Ankara Kadın Platformu Üyesi Hatice Erbay ise, şöyle dedi: "Cizre'de yaşananların aynısı 9 gündür Silvan'da yaşanıyor. Fakat daha görülmez, daha duyulmaz şekilde. AKP iktidarı tek başına hükümet olmayı bir şekilde elde etse de Kürt halkına çok önceden kestiği ölüm ilanını devam ettiriyor. Hendekleri sadece bir konu olarak televizyon programında tartışanlar izleyenler Kürt halkının ölüm kalım mücadelesi verdiğini görmemekte çok maharetliler."

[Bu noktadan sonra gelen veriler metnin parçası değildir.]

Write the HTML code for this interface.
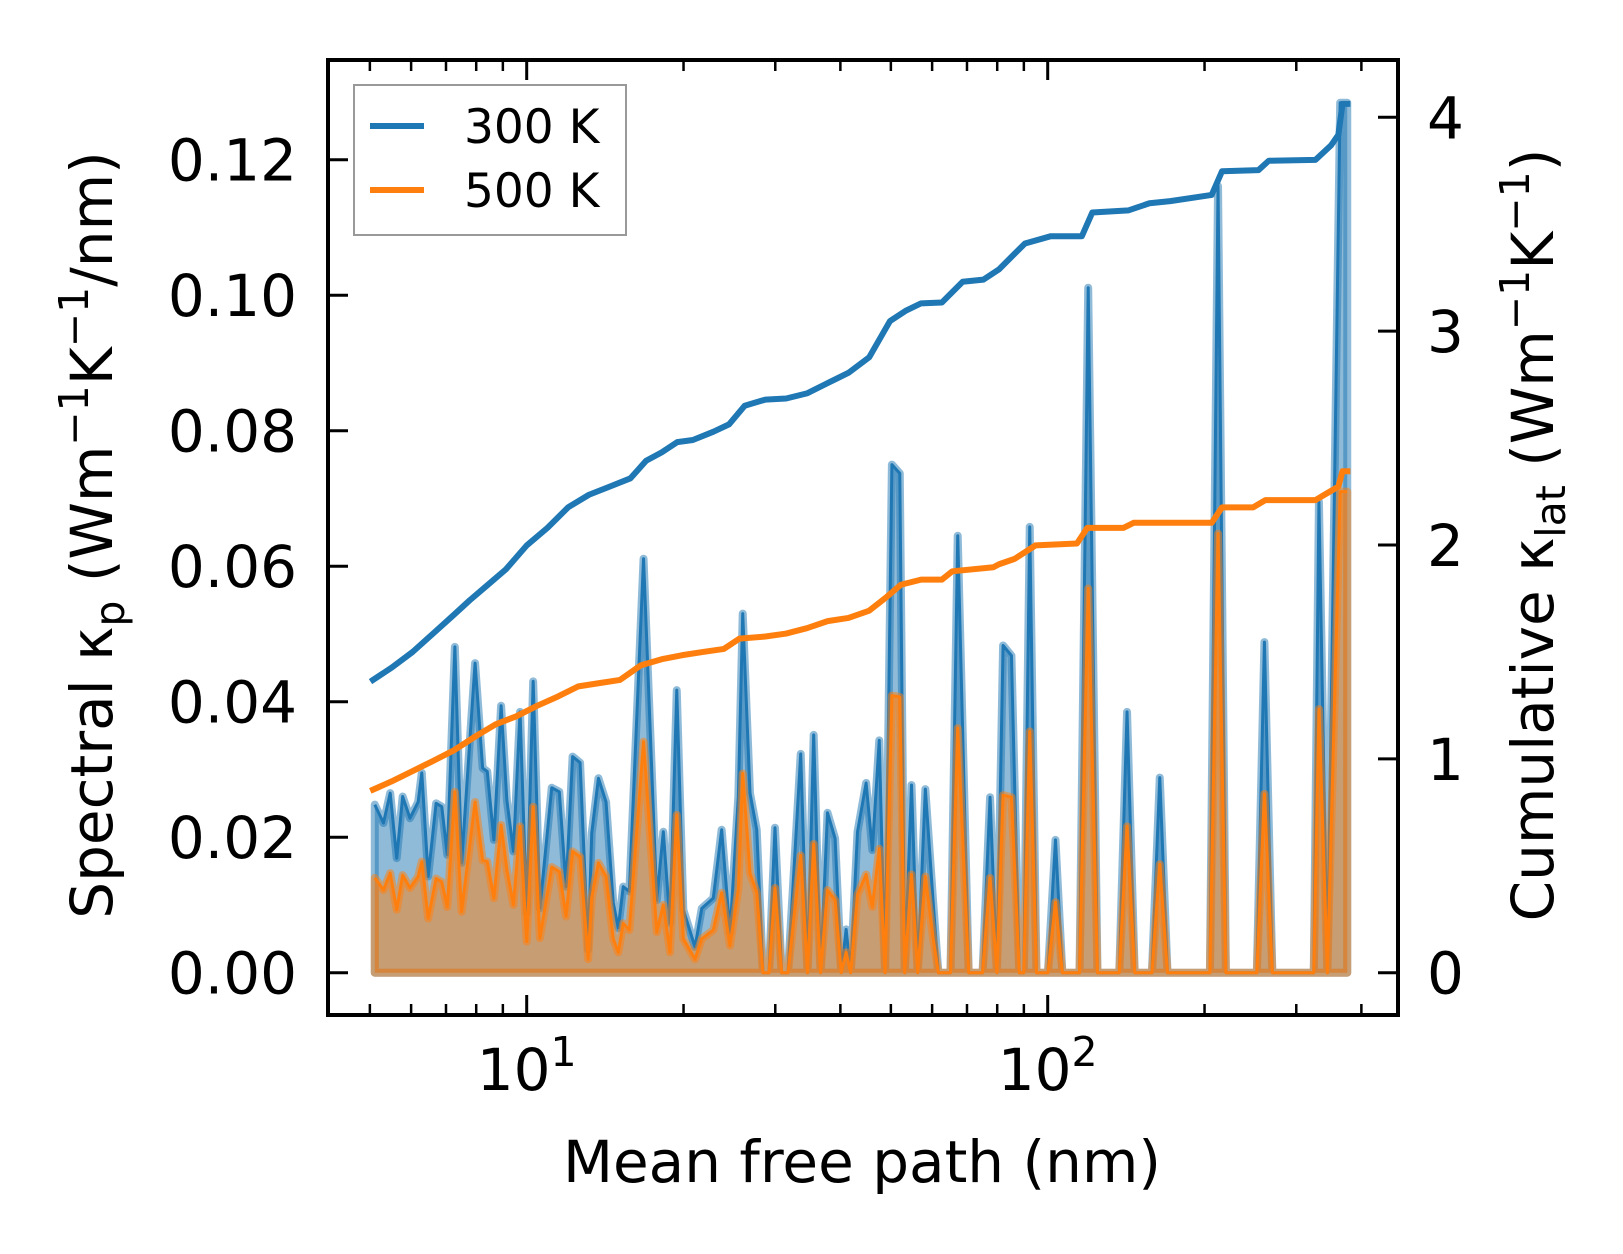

'ÇOCUKLARIMIZIN GELECEĞİ ÖLÜYOR!'

Cizre'de Silvan'da insanların evlerinde, çocukların annelerinin kucağında öldürüldüğünü hatırlatan Erbay, "Evler bombalanıyor, Kürtler katlediliyor. AKP vatandaşım dediği Kürt halkına helikopterle ateş açıyor, öldürüyor. Türkiye gibi bütün dünya derin bir uykuda. Silvan'da beyaz Toros'lar 'Ak Toros'lara dönüştü çoktan. Silvan'da insanlık ölüyor, insanlığımız ölüyor, çocuklarımızın geleceği, gelecek günlerimiz ölüyor" diye konuştu.

'DAHA GEÇ OLMADAN SİLVAN'A GİTMELİYİZ'

Erbay, "Ey insanlık ses ver! AKP hükümeti bu ablukayı derhal kaldır, bu soykırıma son ver, bu vahşet, bu ölümler yanına kalmayacak" ifadelerini kullandı. Erbay, devlete seslenerek "Elbet bir gün hesap vereceksin. Unutma, tarih seni mutlaka yargılayacak. Barış kazanacak. Bütün demokrasi güçleri daha da geç olmadan bu soykırıma bu katliama 'dur' demeli, hepimiz derhal Silvan'a gitmenin örgütlenmesini sağlamalıyız, bütün kurumlar, örgütler, partiler bunu ilk görev olarak hemen şimdi önlerine koymalı, silvan'daki katliamı durdurmak insanlık adına şu an en acil görevimizdir" dedi.